Bartella, Iraq, Reuters, 25 December 2016 – Several hundred Iraqi Christians flocked on Saturday to a northern town recently retaken from ISIS, celebrating Christmas for the first time since 2013, their joy tainted with sadness over the desecration of their church.
Once home to thousands of Assyrian Christians, Bartella emptied in August 2014 when it fell to ISIS’s blitz across large parts of Iraq and neighboring Syria. Iraqi forces took it back in the first few days of the US-backed offensive that started in October.
Women holding candles ululated as they went into the town’s Mar Shimoni church, expressing their joy at returning to the place where many of them said they had been baptized.
“This is the best day of my life. Sometimes I thought it would never come,” said Shurook Tawfiq, a 32-year-old housewife displaced to the nearby Kurdish city of Erbil.
The church was badly damaged during ISIS’s time in control of the town, with crosses taken down, statues of saints defaced and the chancel burnt.
A new cross has been affixed on top of the chapel, while a decorated plastic Christmas tree now stands near the massive gate.
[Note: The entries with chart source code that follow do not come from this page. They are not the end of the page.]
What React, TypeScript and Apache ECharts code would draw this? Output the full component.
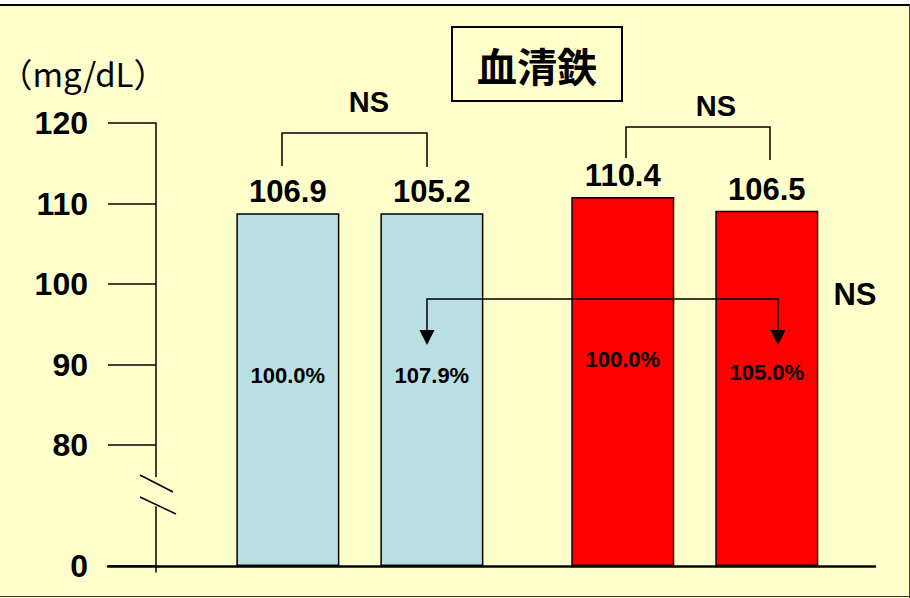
import React, { useEffect, useRef } from 'react';
import * as echarts from 'echarts';

// ---- data ----
const groups = ['A群', 'B群'];
const periods = ['前', '後'];
const barHeights = [
  [108.8, 108.8],
  [110.8, 109.1],
]; // drawn bar tops, mg/dL
const meanLabels = ['106.9', '105.2', '110.4', '106.5'];
const ratioLabels = ['100.0%', '107.9%', '100.0%', '105.0%'];
const yTickValues = [0, 80, 90, 100, 110, 120];
const sigLabels = ['NS', 'NS', 'NS'];
const chartTitle = '血清鉄';
const unitLabel = '（mg/dL）';

// ---- styles / layout ----
const BG = '#FFFFCC';
const GROUP_COLORS = ['#B9DEE3', '#FF0000'];
const BREAK_AT = 80;
const BREAK_SPAN = 15;
const toAxis = (v: number) => (v >= BREAK_AT ? v - BREAK_AT + BREAK_SPAN : (v * BREAK_SPAN) / BREAK_AT);
const fromAxis = (t: number) => (t >= BREAK_SPAN ? t - BREAK_SPAN + BREAK_AT : (t * BREAK_AT) / BREAK_SPAN);
const X_MIN = 0.248;
const X_MAX = 2.538;
const SLOT = 0.215;
const SANS = "'Liberation Sans', Arial, sans-serif";
const CJK = "'Noto Sans CJK JP', sans-serif";
const TOP_Z = 100;

export default function App() {
  const ref = useRef<HTMLDivElement>(null);

  useEffect(() => {
    if (!ref.current) return;
    const chart = echarts.init(ref.current, undefined, { renderer: 'svg' });

    const points: { x: number; t: number; g: number }[] = [];
    groups.forEach((_, g) => {
      periods.forEach((__, p) => {
        points.push({ x: g + 1 + (p === 0 ? -SLOT : SLOT), t: toAxis(barHeights[g][p]), g });
      });
    });
    const tickAxisValues = yTickValues.map(toAxis);

    const line = (pts: number[][], w = 1.5) => ({
      type: 'polyline',
      z: TOP_Z,
      shape: { points: pts },
      style: { stroke: '#000', lineWidth: w, fill: 'none' },
      silent: true,
    });
    const text = (t: string, x: number, y: number, font: string) => ({
      type: 'text',
      z: TOP_Z + 1,
      x,
      y,
      style: { text: t, font, fill: '#000', align: 'center', verticalAlign: 'middle' },
      silent: true,
    });

    chart.setOption({
      animation: false,
      backgroundColor: BG,
      grid: { left: 108, right: 35, top: 123, bottom: 26, containLabel: false, outerBoundsMode: 'none' },
      xAxis: {
        type: 'value',
        min: X_MIN,
        max: X_MAX,
        axisLine: { show: true, onZero: true, lineStyle: { color: '#000', width: 2.5 } },
        axisTick: { show: false },
        axisLabel: { show: false },
        splitLine: { show: false },
      },
      yAxis: {
        type: 'value',
        min: -0.75,
        max: 55,
        offset: -48,
        name: unitLabel,
        nameLocation: 'end',
        nameGap: 50,
        nameTextStyle: {
          fontFamily: CJK,
          fontSize: 33,
          color: '#000',
          align: 'center',
          verticalAlign: 'middle',
          padding: [0, 146, 0, 0],
        },
        axisLine: { show: true, onZero: false, lineStyle: { color: '#000', width: 1.5 } },
        axisTick: { show: true, length: 48, customValues: tickAxisValues, lineStyle: { color: '#000', width: 1.5 } },
        axisLabel: {
          customValues: tickAxisValues,
          margin: 68,
          color: '#000',
          fontSize: 32,
          fontWeight: 'bold',
          fontFamily: SANS,
          formatter: (v: number) => String(Math.round(fromAxis(v))),
        },
        splitLine: { show: false },
      },
      series: [
        {
          type: 'bar',
          barWidth: 103,
          data: points.map((p) => ({
            value: [p.x, p.t],
            itemStyle: { color: GROUP_COLORS[p.g] },
          })),
          itemStyle: { borderColor: '#000', borderWidth: 1.5 },
          label: {
            show: true,
            position: 'insideTop',
            distance: 151,
            color: '#000',
            fontSize: 22,
            fontWeight: 'bold',
            fontFamily: SANS,
            formatter: (p: any) => ratioLabels[p.dataIndex],
          },
          silent: true,
        },
        {
          type: 'scatter',
          symbolSize: 0,
          itemStyle: { opacity: 1, color: '#000' },
          data: points.map((p) => [p.x, p.t]),
          label: {
            show: true,
            position: 'top',
            distance: 6,
            color: '#000',
            opacity: 1,
            fontSize: 31,
            fontWeight: 'bold',
            fontFamily: SANS,
            formatter: (p: any) => meanLabels[p.dataIndex],
          },
          silent: true,
        },
      ],
      graphic: [
        // frame
        { type: 'rect', z: TOP_Z, shape: { x: 0, y: 0, width: 910, height: 4 }, style: { fill: '#FFFFFF' }, silent: true },
        line([[0, 5], [910, 5]], 2),
        { type: 'line', z: TOP_Z, shape: { x1: 909.5, y1: 5, x2: 909.5, y2: 598 }, style: { stroke: '#444', lineWidth: 1 }, silent: true },
        { type: 'line', z: TOP_Z, shape: { x1: 0, y1: 596.5, x2: 910, y2: 596.5 }, style: { stroke: '#333', lineWidth: 1 }, silent: true },
        // axis break
        { type: 'rect', z: TOP_Z, shape: { x: 152, y: 477, width: 8, height: 29.5 }, style: { fill: BG }, silent: true },
        line([[140, 475], [173, 492]]),
        line([[140, 497], [176, 514]]),
        // title box
        {
          type: 'rect',
          z: TOP_Z,
          shape: { x: 452, y: 27, width: 170, height: 74 },
          style: { fill: BG, stroke: '#000', lineWidth: 2 },
          silent: true,
        },
        text(chartTitle, 537, 65, `bold 40px ${CJK}`),
        // brackets
        line([[282, 166], [282, 133], [427, 133], [427, 167]]),
        text(sigLabels[0], 369, 102, `bold 29px ${SANS}`),
        line([[626, 158], [626, 127], [770, 127], [770, 160]]),
        text(sigLabels[1], 716, 106, `bold 29px ${SANS}`),
        // arrow
        line([[427, 331], [427, 299], [778, 299], [778, 331]]),
        { type: 'polygon', z: TOP_Z, shape: { points: [[419.5, 330], [434.5, 330], [427, 345]] }, style: { fill: '#000' }, silent: true },
        { type: 'polygon', z: TOP_Z, shape: { points: [[770.5, 330], [785.5, 330], [778, 345]] }, style: { fill: '#000' }, silent: true },
        text(sigLabels[2], 855, 294, `bold 31px ${SANS}`),
      ],
    });

    return () => chart.dispose();
  }, []);

  return (
    <div
      ref={ref}
      style={{ position: 'fixed', left: 0, top: 0, width: 910, height: 598, background: BG }}
    />
  );
}
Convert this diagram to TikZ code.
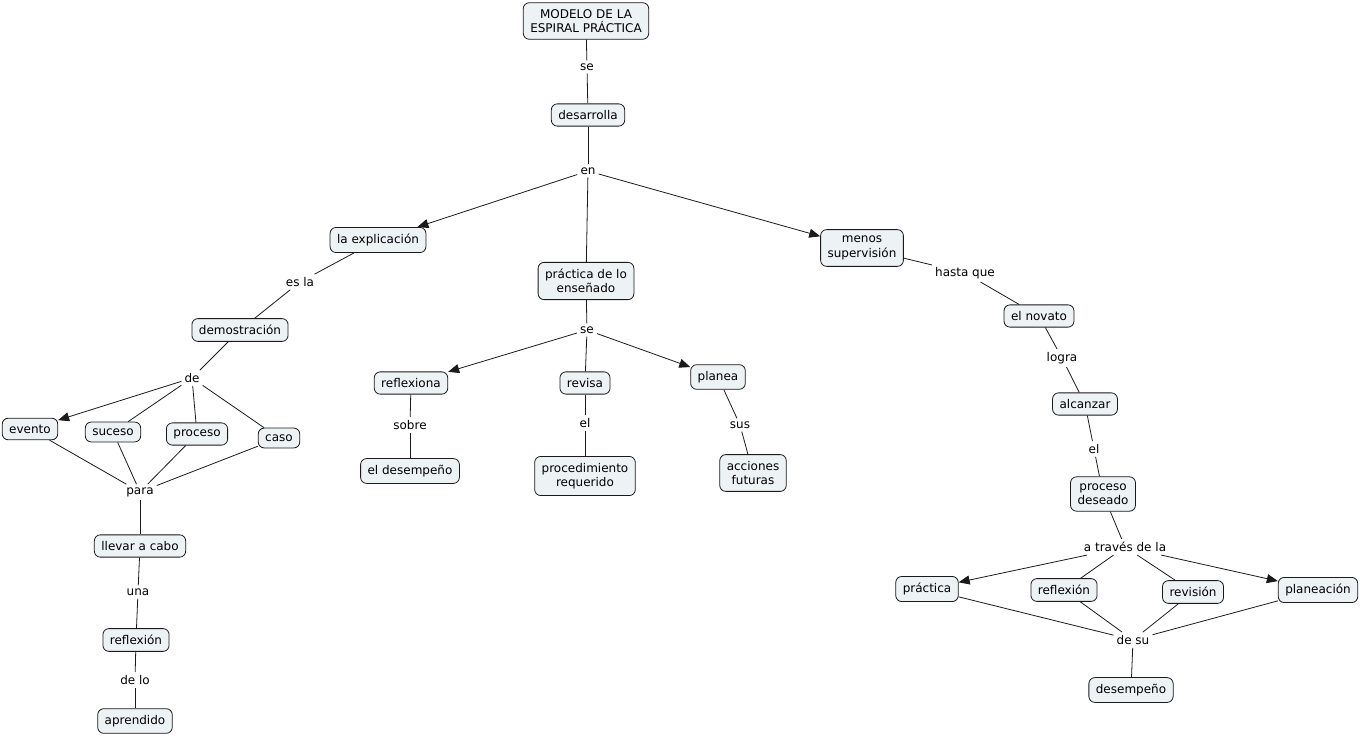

Soldiers stood guard nearby and others were posted on rooftops.
A peal of festive bells rang out over the town, which is still largely empty, with many houses reduced to rubble by the fighting that raged two months ago.
“It is a mix of sadness and happiness,” Bishop Mussa Shemani told Reuters before celebrating the Christmas Eve Mass.
“We are sad to see what has been done to our holiest places by our own countrymen, but at the same time we are happy to celebrate the first Mass after two years.”
The region of Nineveh is one of the most ancient settlements of Christianity, going back nearly 2,000 years.